◆ Given instruction ◆
Select and reproduce each line of the listing below that bears the string "this".

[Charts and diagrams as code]
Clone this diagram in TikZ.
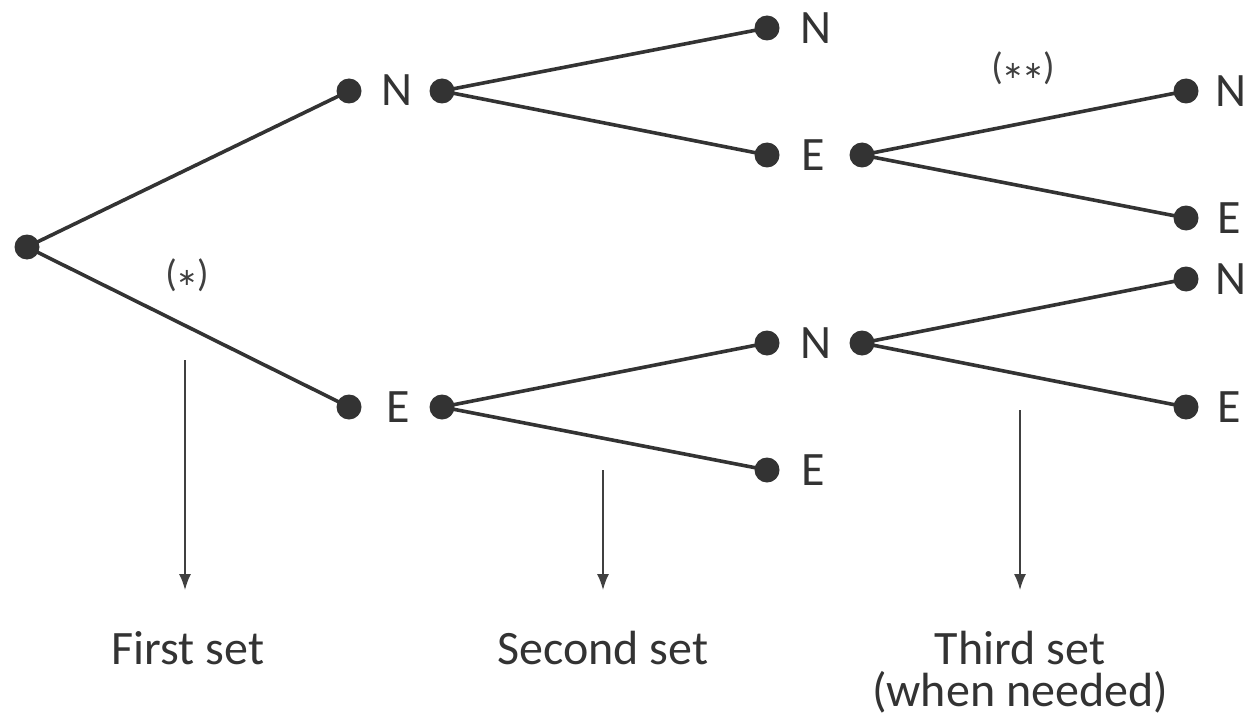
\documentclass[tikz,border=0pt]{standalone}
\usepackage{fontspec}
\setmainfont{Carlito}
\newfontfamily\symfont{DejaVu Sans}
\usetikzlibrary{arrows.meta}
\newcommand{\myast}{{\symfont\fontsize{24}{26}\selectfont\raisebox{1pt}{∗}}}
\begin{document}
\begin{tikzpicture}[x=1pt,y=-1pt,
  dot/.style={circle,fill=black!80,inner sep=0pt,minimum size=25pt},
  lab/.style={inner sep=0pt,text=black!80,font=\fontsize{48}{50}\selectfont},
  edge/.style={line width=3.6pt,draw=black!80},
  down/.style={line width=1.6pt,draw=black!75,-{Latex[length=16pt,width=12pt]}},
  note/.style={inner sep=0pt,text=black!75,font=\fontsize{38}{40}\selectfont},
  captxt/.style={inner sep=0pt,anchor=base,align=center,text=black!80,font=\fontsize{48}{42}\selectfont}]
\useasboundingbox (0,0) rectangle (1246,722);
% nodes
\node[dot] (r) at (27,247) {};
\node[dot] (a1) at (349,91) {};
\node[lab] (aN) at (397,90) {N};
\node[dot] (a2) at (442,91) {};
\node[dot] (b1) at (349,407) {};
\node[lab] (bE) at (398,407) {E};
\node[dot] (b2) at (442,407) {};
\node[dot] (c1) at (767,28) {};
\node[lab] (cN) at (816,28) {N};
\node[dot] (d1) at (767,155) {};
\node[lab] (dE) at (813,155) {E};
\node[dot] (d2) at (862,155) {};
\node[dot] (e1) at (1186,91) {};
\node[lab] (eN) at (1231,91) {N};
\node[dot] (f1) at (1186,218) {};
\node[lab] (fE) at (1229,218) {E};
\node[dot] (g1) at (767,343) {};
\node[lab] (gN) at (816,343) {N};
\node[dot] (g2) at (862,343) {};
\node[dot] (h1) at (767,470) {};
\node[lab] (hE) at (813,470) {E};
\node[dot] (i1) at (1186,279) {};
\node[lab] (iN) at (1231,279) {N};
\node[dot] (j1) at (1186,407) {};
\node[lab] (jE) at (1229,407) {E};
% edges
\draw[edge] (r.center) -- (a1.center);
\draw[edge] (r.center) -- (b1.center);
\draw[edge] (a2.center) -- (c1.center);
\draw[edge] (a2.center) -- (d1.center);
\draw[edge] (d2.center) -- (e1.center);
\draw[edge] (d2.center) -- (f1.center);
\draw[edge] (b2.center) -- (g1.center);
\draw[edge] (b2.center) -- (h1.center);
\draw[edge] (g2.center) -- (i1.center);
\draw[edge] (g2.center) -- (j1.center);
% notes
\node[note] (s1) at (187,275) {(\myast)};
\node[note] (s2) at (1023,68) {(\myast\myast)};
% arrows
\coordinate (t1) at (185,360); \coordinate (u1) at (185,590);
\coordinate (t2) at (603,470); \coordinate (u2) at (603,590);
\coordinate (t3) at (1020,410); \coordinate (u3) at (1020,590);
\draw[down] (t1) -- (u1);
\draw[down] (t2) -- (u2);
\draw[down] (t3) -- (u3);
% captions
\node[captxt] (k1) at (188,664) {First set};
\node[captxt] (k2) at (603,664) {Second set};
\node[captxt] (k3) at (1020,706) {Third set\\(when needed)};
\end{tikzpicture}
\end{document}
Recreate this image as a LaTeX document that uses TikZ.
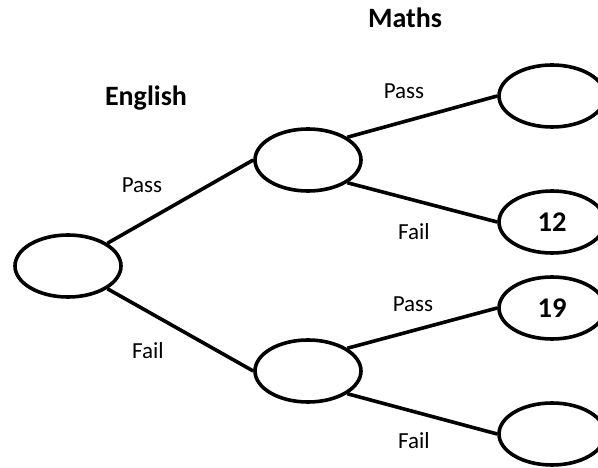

◆ Response to the exercise ◆
Clone this diagram in TikZ.
Recreate this image as a LaTeX document that uses TikZ.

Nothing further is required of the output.